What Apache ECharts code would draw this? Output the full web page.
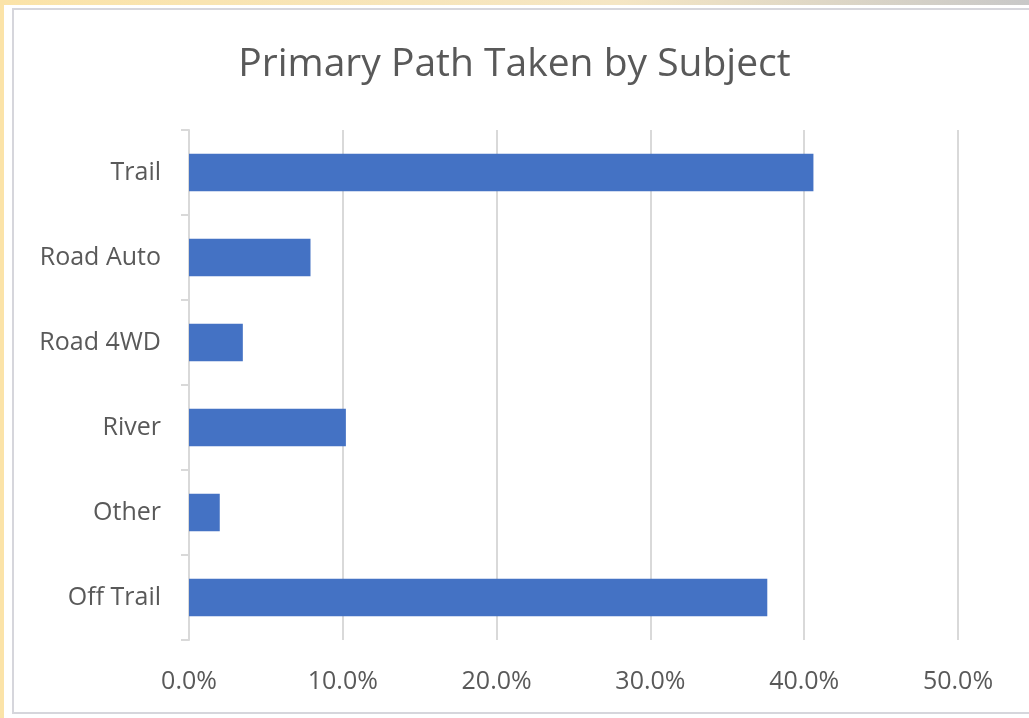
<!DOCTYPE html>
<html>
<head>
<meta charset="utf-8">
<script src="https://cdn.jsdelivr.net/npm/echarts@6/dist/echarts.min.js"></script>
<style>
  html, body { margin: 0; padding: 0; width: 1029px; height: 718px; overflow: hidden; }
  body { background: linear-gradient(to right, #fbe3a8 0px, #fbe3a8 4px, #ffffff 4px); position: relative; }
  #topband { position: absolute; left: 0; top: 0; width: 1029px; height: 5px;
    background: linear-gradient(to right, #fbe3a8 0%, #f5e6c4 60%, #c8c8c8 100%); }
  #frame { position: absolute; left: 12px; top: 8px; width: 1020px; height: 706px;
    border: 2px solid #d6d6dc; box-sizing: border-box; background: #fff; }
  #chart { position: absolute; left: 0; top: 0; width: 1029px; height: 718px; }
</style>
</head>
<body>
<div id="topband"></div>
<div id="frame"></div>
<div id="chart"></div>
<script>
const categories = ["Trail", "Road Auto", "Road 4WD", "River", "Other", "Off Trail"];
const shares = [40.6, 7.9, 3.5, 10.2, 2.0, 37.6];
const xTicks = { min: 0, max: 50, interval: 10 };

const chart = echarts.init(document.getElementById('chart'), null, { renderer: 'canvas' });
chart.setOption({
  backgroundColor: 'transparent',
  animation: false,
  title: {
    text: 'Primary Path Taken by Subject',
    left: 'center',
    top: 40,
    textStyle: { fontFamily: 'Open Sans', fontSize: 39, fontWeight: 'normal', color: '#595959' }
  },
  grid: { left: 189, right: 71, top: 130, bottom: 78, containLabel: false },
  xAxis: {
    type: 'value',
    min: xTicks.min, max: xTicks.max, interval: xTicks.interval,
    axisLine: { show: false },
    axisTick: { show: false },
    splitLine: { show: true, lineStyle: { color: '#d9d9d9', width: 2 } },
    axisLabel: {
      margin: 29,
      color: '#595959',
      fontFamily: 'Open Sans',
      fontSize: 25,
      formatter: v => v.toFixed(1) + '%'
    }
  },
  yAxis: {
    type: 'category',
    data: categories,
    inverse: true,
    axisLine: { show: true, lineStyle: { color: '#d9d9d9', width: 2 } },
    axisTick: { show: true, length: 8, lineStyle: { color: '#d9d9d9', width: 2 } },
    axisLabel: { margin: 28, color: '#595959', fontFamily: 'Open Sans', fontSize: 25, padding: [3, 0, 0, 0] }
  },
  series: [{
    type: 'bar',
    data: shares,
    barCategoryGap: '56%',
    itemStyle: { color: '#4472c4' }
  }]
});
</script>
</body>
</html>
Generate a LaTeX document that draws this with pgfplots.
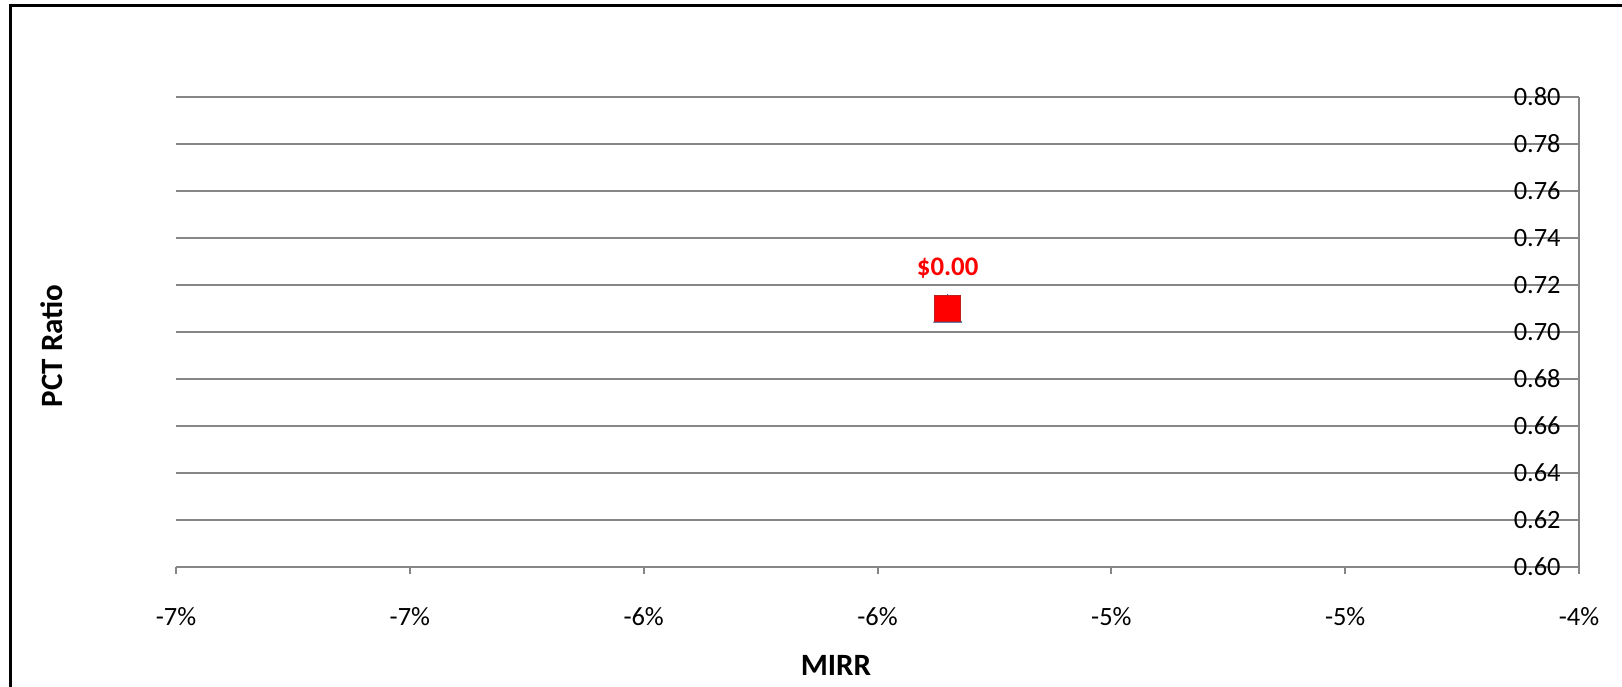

> **WRITTEN EXERCISE**
Set each line of the records down exactly, leaving every picture out.

> **ANSWER TO THIS PROBLEM**
What Apache ECharts code would draw this? Output the full web page.
<!DOCTYPE html>
<html>
<head>
<meta charset="utf-8">
<script src="https://cdn.jsdelivr.net/npm/echarts@6/dist/echarts.min.js"></script>
<style>
  html, body { margin: 0; padding: 0; width: 1029px; height: 718px; overflow: hidden; }
  body { background: linear-gradient(to right, #fbe3a8 0px, #fbe3a8 4px, #ffffff 4px); position: relative; }
  #topband { position: absolute; left: 0; top: 0; width: 1029px; height: 5px;
    background: linear-gradient(to right, #fbe3a8 0%, #f5e6c4 60%, #c8c8c8 100%); }
  #frame { position: absolute; left: 12px; top: 8px; width: 1020px; height: 706px;
    border: 2px solid #d6d6dc; box-sizing: border-box; background: #fff; }
  #chart { position: absolute; left: 0; top: 0; width: 1029px; height: 718px; }
</style>
</head>
<body>
<div id="topband"></div>
<div id="frame"></div>
<div id="chart"></div>
<script>
const categories = ["Trail", "Road Auto", "Road 4WD", "River", "Other", "Off Trail"];
const shares = [40.6, 7.9, 3.5, 10.2, 2.0, 37.6];
const xTicks = { min: 0, max: 50, interval: 10 };

const chart = echarts.init(document.getElementById('chart'), null, { renderer: 'canvas' });
chart.setOption({
  backgroundColor: 'transparent',
  animation: false,
  title: {
    text: 'Primary Path Taken by Subject',
    left: 'center',
    top: 40,
    textStyle: { fontFamily: 'Open Sans', fontSize: 39, fontWeight: 'normal', color: '#595959' }
  },
  grid: { left: 189, right: 71, top: 130, bottom: 78, containLabel: false },
  xAxis: {
    type: 'value',
    min: xTicks.min, max: xTicks.max, interval: xTicks.interval,
    axisLine: { show: false },
    axisTick: { show: false },
    splitLine: { show: true, lineStyle: { color: '#d9d9d9', width: 2 } },
    axisLabel: {
      margin: 29,
      color: '#595959',
      fontFamily: 'Open Sans',
      fontSize: 25,
      formatter: v => v.toFixed(1) + '%'
    }
  },
  yAxis: {
    type: 'category',
    data: categories,
    inverse: true,
    axisLine: { show: true, lineStyle: { color: '#d9d9d9', width: 2 } },
    axisTick: { show: true, length: 8, lineStyle: { color: '#d9d9d9', width: 2 } },
    axisLabel: { margin: 28, color: '#595959', fontFamily: 'Open Sans', fontSize: 25, padding: [3, 0, 0, 0] }
  },
  series: [{
    type: 'bar',
    data: shares,
    barCategoryGap: '56%',
    itemStyle: { color: '#4472c4' }
  }]
});
</script>
</body>
</html>
Generate a LaTeX document that draws this with pgfplots.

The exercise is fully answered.